What we need to watch for is a proto-fascist movement forming as a reactionary movement. And it will be probably be because state violence (aka, laws) is no longer being practiced against a group. That group has become legal in the last few decades, or gained some rights. The proto-fascists will turn around and use that fact that everyone used to be okay with, that state violence against those people to make them the first target of extra-judicial mob violence. And then later they’ll merge with a more formal far-right, and that will be fascism.
It seems unlikely that the next fascism will be targeting the exact same groups. They won’t go after queer people for muddying gender, or women for any sort of recent political gains. I can’t really imagine a reactionary movement doing that in the modern day, talking about how women have specific roles they have to fulfill and shouldn’t be in positions of authority, or building some elaborate thing about gender roles around LGBTQ people and how they threaten children. No, that would be a little obvious, right? A little on the nose? We’d have to be really inattentive to miss that one, people would be screaming out warnings.
But it will be someone. A group or groups that, until recently, were illegal or legally restricted in some way, have only been legal a couple of decades, and still aren’t well accepted and face a large amount of discrimination. That’s who they will ‘first come for’, because that’s who they can first target outside the law. That happens first; it’ll be a decade or so before they go after any one else.

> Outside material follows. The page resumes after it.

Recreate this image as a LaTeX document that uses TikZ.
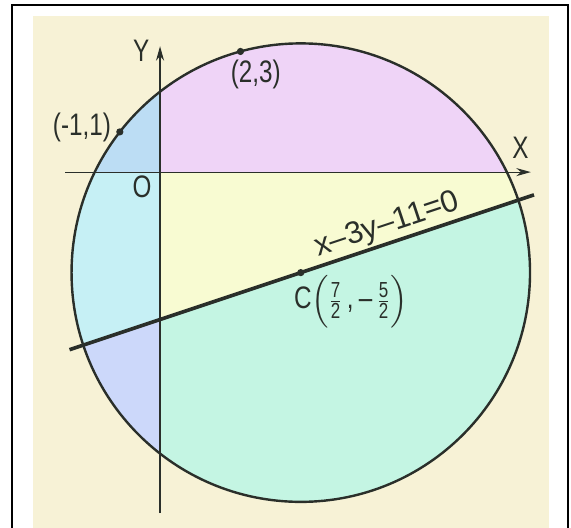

That’s the point we need to be wary of what’s happening, and start looking for other indications of fascism. Just keep an eye out for it, it could happen at any time, and a decade later we’re shipping some outgroup off to gulags without a trial. Probably not Jews this time…not at first. The Amish? Who knows.
Anyway, thank you for reading my first post, an essay that is entirely about a well-intentioned but slightly wrong quote by Martin Niemöller about the start of fascism and how fascism would hypothetically reappear. And nothing else.